Almost any model priced at the Kanjo 84’s $700 MSRP will satisfy the low-bar demands of intermediates. The beauty of the Kanjo 84 is it won’t overwhelm the first-time ski buyer yet has the performance ceiling of a much more expensive model. For a skier who can only get out a few times a year and is likely to spend that time on groomers, the Kanjo 84 is an outstanding value.
You can tell a lot about a ski by its immediate family. Rossi’s Hero Elite Plus Ti is closely related to the Hero Elite LT Ti and ST Ti, both legit non-FIS Race models, even though the Plus Ti’s plus-sized shape (78mm) is many mm’s more ample than the 71mm waist of the LT Ti and 68mm midriff on the SL Ti.

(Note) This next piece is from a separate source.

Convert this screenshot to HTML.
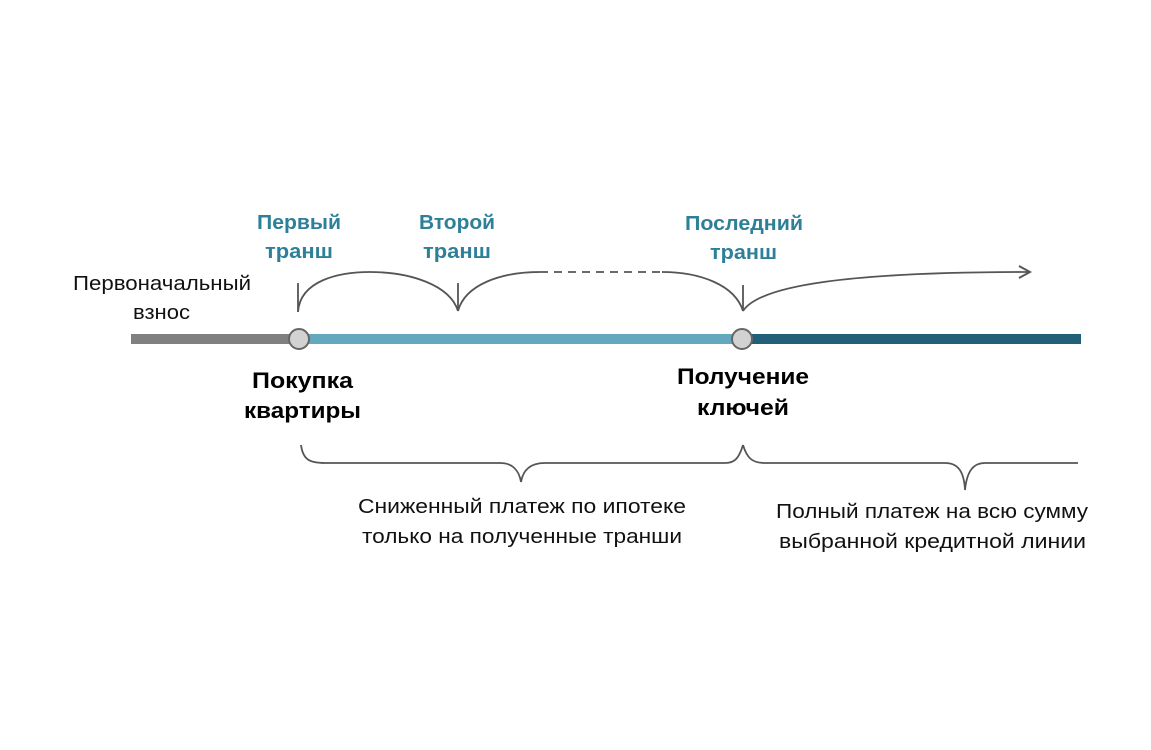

The Hero Elite Plus Ti not only uses the same construction as its gate-bashing sibs, its sidecut radius is the same as the ST’s in the167cm size preferred by slalom specialists.
Two years ago, Rossi converted all of the Hero Elite clan to a new damping system, Line Control Technology. (LCT). Instead of using horizontal sheets of Titanal, as has been the case for decades among race models, LCT uses a vertical Ti laminate down the center of the ski so the forebody is more resistant to deflection. Torsional rigidity is softened a tad to allow the deep sidecut to engage gradually and progressively as the ski is tipped and pressured. “Stable and forgiving into the turn,” assures Scott Sahr from Aspen Ski and Board, “without compromising edge contact.”
Head is the only ski maker with a license to use Graphene, carbon in a one-atom thick matrix, which allows its engineers to stiffen or soften flex with minimal affect on mass. To maintain this weight advantage, the heaviest component in the core is a slice of poplar next to the sidewall; the rest of it is a synthetic honeycomb called Koroyd and a quotient of Karuba, an ultralight wood commonly found in Alpine Touring skis. The Kore 105 gets its power and energy from the carbon, fiberglass and Graphene that are laminated around this exotic core.
This recitation of low-mass components makes it sound as though the Kore’s only selling feature is its lightweight chassis. There’s no question that the Kore design is laser-focused on keeping the ski light, but if that were its only accomplishment it wouldn’t be such a big deal. What makes the Kore construction remarkable is that it’s light but never wimpy. Once you ski it for a few runs you forget about the lightweight and just ski as you would normally, only with less labor and fatigue.
“The dampest lightweight ski ever, awesome energy and snow feel. Works all day inbounds or backcountry,” raved Lucas from Footloose. “[My] favorite ski in the test.” One of The Sport Loft cohort captured its multiple personalities: “Soft for the soft snow, stiff and stable for the hard snow. For the weight, the best ski for the money, period.”